Spark源码分析 – SchedulerBackend
SchedulerBackend, 两个任务, 申请资源和task执行和管理
对于SparkDeploySchedulerBackend, 基于actor模式, 主要就是启动和管理两个actor
Deploy.Client Actor, 负责资源申请, 在SparkDeploySchedulerBackend初始化的时候就会被创建, 然后Client会去到Master上注册, 最终完成在Worker上的ExecutorBackend的创建(参考, Spark源码分析 – Deploy), 并且这些ExecutorBackend都会被注册到Driver Actor上
Driver Actor, 负责task的执行
由于Spark是原先基于Mesos的, 然后为了兼容性才提供Standalone模式, 所以你可以看到Driver Actor中的接口都是mesos风格的, 在mesos的情况下应该是动态的申请资源, 然后执行task (猜测, 还没有看源码)
但对于coarse-grained Mesos mode和Spark's standalone deploy mode, 这步被简化成当TaskScheduler初始化的时候, 直接就将资源分配好了, 然后Driver Actor只是负责调度task在这些executor上执行
所以在makeOffers的注释上, 写的是Make fake resource offers, 因为这里其实没有真正的offer resources
关于Driver Actor如何调用task去执行, 关键在scheduler.resourceOffers
SchedulerBackend
package org.apache.spark.scheduler.cluster
/**
* A backend interface for cluster scheduling systems that allows plugging in different ones under
* ClusterScheduler. We assume a Mesos-like model where the application gets resource offers as
* machines become available and can launch tasks on them.
*/
private[spark] trait SchedulerBackend {
def start(): Unit
def stop(): Unit
def reviveOffers(): Unit
def defaultParallelism(): Int // Memory used by each executor (in megabytes)

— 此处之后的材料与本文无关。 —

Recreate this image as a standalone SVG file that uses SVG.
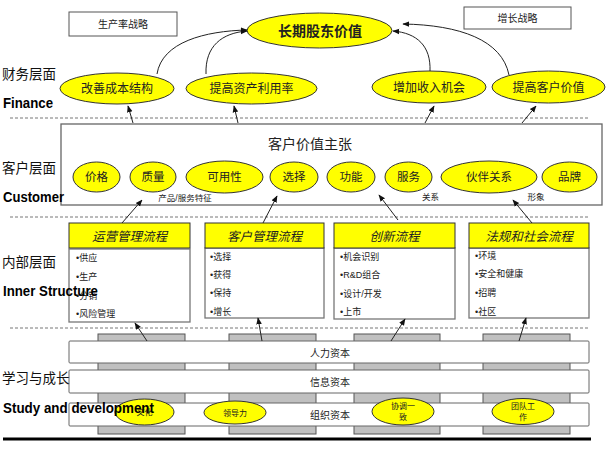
<svg xmlns="http://www.w3.org/2000/svg" width="606" height="455" viewBox="0 0 606 455">
<defs>
<marker id="ah" viewBox="0 0 10 10" refX="9" refY="5" markerWidth="7" markerHeight="7" orient="auto" markerUnits="userSpaceOnUse">
<path d="M0,1 L10,5 L0,9 z" fill="#111"/>
</marker>
<style>
text{font-family:"Liberation Serif","Noto Sans CJK SC",serif;fill:#222}
.sans{font-family:"Liberation Sans","Noto Sans CJK SC",sans-serif}
.en{font-family:"Liberation Sans",sans-serif;font-weight:bold;font-size:15px;fill:#000}
.side{font-size:13.5px;fill:#111}
.ell{fill:#ffff00;stroke:#333;stroke-width:1}
.et{font-size:12px;text-anchor:middle}
.ct{font-size:11.5px;text-anchor:middle}
.small{font-size:8.5px;text-anchor:middle}
.dash{stroke:#777;stroke-width:1;stroke-dasharray:3,2;fill:none}
.hdr{fill:#ffff00;stroke:#333;stroke-width:1}
.ht{font-size:12.5px;font-style:italic;text-anchor:middle}
.body{fill:#fff;stroke:#777;stroke-width:1.3}
.bt{font-size:9px}
.bar{fill:#fff;stroke:#666;stroke-width:1}
.peg{fill:#c0c0c0;stroke:#555;stroke-width:1}
.bl{font-size:10px;text-anchor:middle}
.tb{fill:#fff;stroke:#555;stroke-width:1}
.arr{fill:none;stroke:#222;stroke-width:1;marker-end:url(#ah)}
</style>
</defs>
<rect width="606" height="455" fill="#fff"/>

<g id="separators">
<line class="dash" x1="10" y1="118" x2="590" y2="118"/>
<line class="dash" x1="10" y1="217" x2="590" y2="217"/>
<line class="dash" x1="10" y1="328" x2="590" y2="328"/>
<line x1="3" y1="439" x2="591" y2="439" stroke="#000" stroke-width="3"/>
</g>

<g id="strategy-boxes">
<g id="productivity"><rect class="tb" x="69" y="12" width="108" height="24"/><text class="sans" x="123" y="28" font-size="10" text-anchor="middle">生产率战略</text></g>
<g id="growth"><rect class="tb" x="464" y="7" width="107" height="22"/><text class="sans" x="517.5" y="22" font-size="10" text-anchor="middle">增长战略</text></g>
</g>

<g id="finance">
<g id="shareholder"><ellipse class="ell" cx="319.5" cy="30.5" rx="72.5" ry="17.5"/><text x="320" y="35.5" font-size="14" font-weight="bold" text-anchor="middle">长期股东价值</text></g>
<g id="cost"><ellipse class="ell" cx="117" cy="88.5" rx="57" ry="15.5"/><text class="et" x="117" y="93">改善成本结构</text></g>
<g id="asset"><ellipse class="ell" cx="251.5" cy="88.5" rx="65.5" ry="15.5"/><text class="et" x="251.5" y="93">提高资产利用率</text></g>
<g id="revenue"><ellipse class="ell" cx="429" cy="87" rx="57" ry="16"/><text class="et" x="429" y="91.5">增加收入机会</text></g>
<g id="custvalue"><ellipse class="ell" cx="548.5" cy="87" rx="56.5" ry="16"/><text class="et" x="548.5" y="91.5">提高客户价值</text></g>
</g>

<g id="customer">
<rect fill="#fff" stroke="#666" stroke-width="1.3" x="61" y="124" width="541" height="81"/>
<text x="310" y="149" font-size="14" text-anchor="middle">客户价值主张</text>
<g id="c-price"><ellipse class="ell" cx="96.5" cy="177" rx="23.5" ry="15"/><text class="ct" x="96.5" y="181">价格</text></g>
<g id="c-quality"><ellipse class="ell" cx="153" cy="177" rx="23" ry="15"/><text class="ct" x="153" y="181">质量</text></g>
<g id="c-avail"><ellipse class="ell" cx="224.5" cy="177" rx="38.5" ry="16"/><text class="ct" x="224.5" y="181">可用性</text></g>
<g id="c-choice"><ellipse class="ell" cx="294" cy="177" rx="24" ry="15"/><text class="ct" x="294" y="181">选择</text></g>
<g id="c-func"><ellipse class="ell" cx="351" cy="177" rx="24" ry="15"/><text class="ct" x="351" y="181">功能</text></g>
<g id="c-service"><ellipse class="ell" cx="408.5" cy="177" rx="23.5" ry="15"/><text class="ct" x="408.5" y="181">服务</text></g>
<g id="c-partner"><ellipse class="ell" cx="489" cy="177" rx="48" ry="16"/><text class="ct" x="489" y="181">伙伴关系</text></g>
<g id="c-brand"><ellipse class="ell" cx="569.5" cy="177" rx="27.5" ry="15"/><text class="ct" x="569.5" y="181">品牌</text></g>
<text class="sans small" x="185" y="201">产品/服务特征</text>
<text class="sans small" x="430.5" y="200">关系</text>
<text class="sans small" x="536" y="200">形象</text>
</g>

<g id="processes">
<g id="p-ops">
<rect class="body" x="69" y="249" width="121" height="73"/>
<rect class="hdr" x="69" y="223" width="121" height="25"/>
<text class="ht" x="129.5" y="240.5">运营管理流程</text>
<text class="sans bt" x="76" y="261">•供应</text>
<text class="sans bt" x="76" y="280">•生产</text>
<text class="sans bt" x="76" y="299">•分销</text>
<text class="sans bt" x="76" y="317">•风险管理</text>
</g>
<g id="p-cust">
<rect class="body" x="205" y="248" width="119" height="70"/>
<rect class="hdr" x="205" y="223" width="119" height="25"/>
<text class="ht" x="264.5" y="240.5">客户管理流程</text>
<text class="sans bt" x="210" y="260">•选择</text>
<text class="sans bt" x="210" y="278">•获得</text>
<text class="sans bt" x="210" y="296">•保持</text>
<text class="sans bt" x="210" y="315">•增长</text>
</g>
<g id="p-innov">
<rect class="body" x="334" y="248" width="121" height="71"/>
<rect class="hdr" x="334" y="223" width="121" height="25"/>
<text class="ht" x="394.5" y="240.5">创新流程</text>
<text class="sans bt" x="340" y="260">•机会识别</text>
<text class="sans bt" x="340" y="278">•R&amp;D组合</text>
<text class="sans bt" x="340" y="297">•设计/开发</text>
<text class="sans bt" x="340" y="315">•上市</text>
</g>
<g id="p-reg">
<rect class="body" x="469" y="248" width="120" height="70"/>
<rect class="hdr" x="469" y="223" width="120" height="25"/>
<text class="ht" x="529" y="240.5">法规和社会流程</text>
<text class="sans bt" x="475" y="259">•环境</text>
<text class="sans bt" x="475" y="277">•安全和健康</text>
<text class="sans bt" x="475" y="296">•招聘</text>
<text class="sans bt" x="475" y="315">•社区</text>
</g>
</g>

<g id="learning">
<rect class="peg" x="98" y="334" width="87" height="100"/>
<rect class="peg" x="229" y="334" width="87" height="100"/>
<rect class="peg" x="354" y="334" width="86" height="100"/>
<rect class="peg" x="483" y="334" width="87" height="100"/>
<g id="human"><rect class="bar" x="69" y="341" width="520" height="22" rx="1"/><text class="sans bl" x="330" y="356.5">人力资本</text></g>
<g id="info"><rect class="bar" x="69" y="370" width="520" height="23" rx="1"/><text class="sans bl" x="330" y="385.5">信息资本</text></g>
<g id="org"><rect class="bar" x="69" y="403" width="520" height="23" rx="1"/><text class="sans bl" x="330" y="418.5">组织资本</text></g>
<g id="culture"><ellipse class="ell" cx="144.5" cy="412" rx="29.5" ry="13"/><text class="sans" x="144.5" y="415" font-size="8" text-anchor="middle">文化</text></g>
<g id="leader"><ellipse class="ell" cx="235" cy="412.5" rx="31" ry="11.5"/><text class="sans" x="235" y="415.5" font-size="8" text-anchor="middle">领导力</text></g>
<g id="align"><ellipse class="ell" cx="403" cy="411.5" rx="31" ry="13.5"/><text class="sans" x="403" y="409" font-size="8" text-anchor="middle">协调一</text><text class="sans" x="403" y="420" font-size="8" text-anchor="middle">致</text></g>
<g id="team"><ellipse class="ell" cx="523" cy="411.5" rx="31" ry="13"/><text class="sans" x="523" y="409" font-size="8" text-anchor="middle">团队工</text><text class="sans" x="523" y="420" font-size="8" text-anchor="middle">作</text></g>
</g>

<g id="connectors">
<path class="arr" d="M157,74 C162,42 205,31 247,30"/>
<path class="arr" d="M206,74 C205,46 222,33 247,31"/>
<path class="arr" d="M430,71 C431,46 417,33 393,31"/>
<path class="arr" d="M509,75 C502,40 460,25 403,24"/>
<path class="arr" d="M133,123 L128,106"/>
<path class="arr" d="M238,123 L234,106"/>
<path class="arr" d="M425,123 L434,106"/>
<path class="arr" d="M522,123 L536,106"/>
<path class="arr" d="M122,223 L142,200"/>
<path class="arr" d="M263,223 L277,196"/>
<path class="arr" d="M398,220 L379,195"/>
<path class="arr" d="M532,223 L513,200"/>
<path class="arr" d="M147,341 L135,323"/>
<path class="arr" d="M262,341 L258,318"/>
<path class="arr" d="M391,341 L405,319"/>
<path class="arr" d="M519,341 L526,318"/>
</g>

<g id="layer-labels">
<text class="side" x="2" y="79">财务层面</text>
<text class="en" x="3" y="108" textLength="50" lengthAdjust="spacingAndGlyphs">Finance</text>
<text class="side" x="2" y="173">客户层面</text>
<text class="en" x="3" y="202" textLength="61" lengthAdjust="spacingAndGlyphs">Customer</text>
<text class="side" x="2" y="267">内部层面</text>
<text class="en" x="3" y="296" textLength="95" lengthAdjust="spacingAndGlyphs">Inner Structure</text>
<text class="side" x="2" y="383">学习与成长</text>
<text class="en" x="3" y="413" textLength="151" lengthAdjust="spacingAndGlyphs">Study and development</text>
</g>
</svg>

protected val executorMemory: Int = SparkContext.executorMemoryRequested // TODO: Probably want to add a killTask too
}
StandaloneSchedulerBackend
用于coarse-grained Mesos mode和Spark's standalone deploy mode
可用看到主要目的, 就是创建并维护driverActor
主要的逻辑都在driverActor 中
/**
* A standalone scheduler backend, which waits for standalone executors to connect to it through
* Akka. These may be executed in a variety of ways, such as Mesos tasks for the coarse-grained
* Mesos mode or standalone processes for Spark's standalone deploy mode (spark.deploy.*).
*/
private[spark]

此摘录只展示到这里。